§ **Work to do**: In the listing that follows, retype every line from the first through the one containing "const negTickLabels = ['0', '1'];". Pictures are to be left out.

§ **Source material**:
□ □ □ □ □

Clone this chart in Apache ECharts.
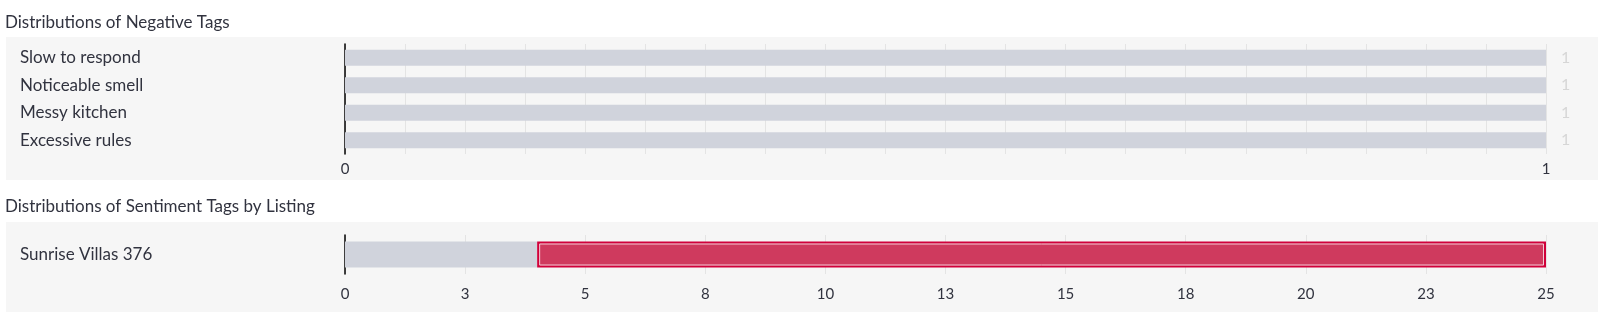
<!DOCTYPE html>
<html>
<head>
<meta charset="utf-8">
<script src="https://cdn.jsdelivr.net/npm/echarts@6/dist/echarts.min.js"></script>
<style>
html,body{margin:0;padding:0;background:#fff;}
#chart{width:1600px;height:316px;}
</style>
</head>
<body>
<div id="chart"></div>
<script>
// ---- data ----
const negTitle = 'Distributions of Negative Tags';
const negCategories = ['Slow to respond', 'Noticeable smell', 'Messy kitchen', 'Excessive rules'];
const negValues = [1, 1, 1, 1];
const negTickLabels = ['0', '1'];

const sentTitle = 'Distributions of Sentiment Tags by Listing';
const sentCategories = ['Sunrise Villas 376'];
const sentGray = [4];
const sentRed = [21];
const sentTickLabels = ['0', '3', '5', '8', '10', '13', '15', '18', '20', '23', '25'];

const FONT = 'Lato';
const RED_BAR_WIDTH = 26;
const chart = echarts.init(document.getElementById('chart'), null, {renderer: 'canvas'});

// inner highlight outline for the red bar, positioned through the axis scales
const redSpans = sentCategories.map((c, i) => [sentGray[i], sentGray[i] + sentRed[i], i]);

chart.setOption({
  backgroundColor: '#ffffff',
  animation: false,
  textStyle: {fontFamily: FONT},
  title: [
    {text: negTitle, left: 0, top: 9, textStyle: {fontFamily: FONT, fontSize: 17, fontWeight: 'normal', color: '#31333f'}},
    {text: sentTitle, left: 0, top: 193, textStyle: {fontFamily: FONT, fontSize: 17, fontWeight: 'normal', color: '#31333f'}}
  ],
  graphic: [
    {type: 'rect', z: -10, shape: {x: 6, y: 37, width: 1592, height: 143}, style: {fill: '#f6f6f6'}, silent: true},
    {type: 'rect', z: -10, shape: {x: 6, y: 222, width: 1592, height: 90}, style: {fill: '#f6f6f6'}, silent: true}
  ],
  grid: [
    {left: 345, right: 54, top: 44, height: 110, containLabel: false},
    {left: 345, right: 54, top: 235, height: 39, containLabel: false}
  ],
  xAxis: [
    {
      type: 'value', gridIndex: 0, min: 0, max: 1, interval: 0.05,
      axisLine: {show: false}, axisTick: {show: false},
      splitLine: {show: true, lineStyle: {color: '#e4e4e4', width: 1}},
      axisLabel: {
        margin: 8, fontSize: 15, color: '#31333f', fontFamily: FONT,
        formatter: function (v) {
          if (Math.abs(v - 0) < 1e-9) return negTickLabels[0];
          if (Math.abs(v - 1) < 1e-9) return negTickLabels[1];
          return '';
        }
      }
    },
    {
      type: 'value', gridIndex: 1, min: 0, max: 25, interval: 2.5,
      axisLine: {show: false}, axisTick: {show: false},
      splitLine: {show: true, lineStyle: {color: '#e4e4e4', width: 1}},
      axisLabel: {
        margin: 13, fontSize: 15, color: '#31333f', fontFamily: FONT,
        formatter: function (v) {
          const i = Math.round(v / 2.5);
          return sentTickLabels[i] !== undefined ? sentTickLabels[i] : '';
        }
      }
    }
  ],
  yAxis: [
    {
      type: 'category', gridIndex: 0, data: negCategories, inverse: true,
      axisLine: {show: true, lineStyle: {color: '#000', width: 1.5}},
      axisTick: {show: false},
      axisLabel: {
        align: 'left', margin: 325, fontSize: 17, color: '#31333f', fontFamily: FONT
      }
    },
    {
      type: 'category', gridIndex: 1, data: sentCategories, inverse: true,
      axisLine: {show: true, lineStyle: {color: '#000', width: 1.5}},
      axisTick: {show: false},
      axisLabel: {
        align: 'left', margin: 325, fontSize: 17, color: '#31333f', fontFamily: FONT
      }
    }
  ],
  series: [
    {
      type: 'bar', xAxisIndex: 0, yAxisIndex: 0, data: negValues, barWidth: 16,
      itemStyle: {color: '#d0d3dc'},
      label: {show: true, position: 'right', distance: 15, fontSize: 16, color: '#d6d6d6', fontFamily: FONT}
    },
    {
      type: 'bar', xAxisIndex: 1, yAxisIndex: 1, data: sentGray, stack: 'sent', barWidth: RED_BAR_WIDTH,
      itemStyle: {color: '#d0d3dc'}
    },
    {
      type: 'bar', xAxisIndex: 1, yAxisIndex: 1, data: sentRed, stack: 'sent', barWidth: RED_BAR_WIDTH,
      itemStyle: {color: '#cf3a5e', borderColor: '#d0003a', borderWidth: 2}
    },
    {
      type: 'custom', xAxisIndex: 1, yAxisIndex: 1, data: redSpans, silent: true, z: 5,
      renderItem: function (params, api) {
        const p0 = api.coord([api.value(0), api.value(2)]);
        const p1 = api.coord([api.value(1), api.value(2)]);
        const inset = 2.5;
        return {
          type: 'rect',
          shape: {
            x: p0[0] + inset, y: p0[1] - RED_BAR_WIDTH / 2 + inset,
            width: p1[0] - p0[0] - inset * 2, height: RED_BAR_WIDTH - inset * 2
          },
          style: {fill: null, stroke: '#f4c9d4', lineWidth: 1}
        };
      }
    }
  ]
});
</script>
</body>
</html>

□ □ □ □ □

§ **Task solution**:
Clone this chart in Apache ECharts.
<!DOCTYPE html>
<html>
<head>
<meta charset="utf-8">
<script src="https://cdn.jsdelivr.net/npm/echarts@6/dist/echarts.min.js"></script>
<style>
html,body{margin:0;padding:0;background:#fff;}
#chart{width:1600px;height:316px;}
</style>
</head>
<body>
<div id="chart"></div>
<script>
// ---- data ----
const negTitle = 'Distributions of Negative Tags';
const negCategories = ['Slow to respond', 'Noticeable smell', 'Messy kitchen', 'Excessive rules'];
const negValues = [1, 1, 1, 1];
const negTickLabels = ['0', '1'];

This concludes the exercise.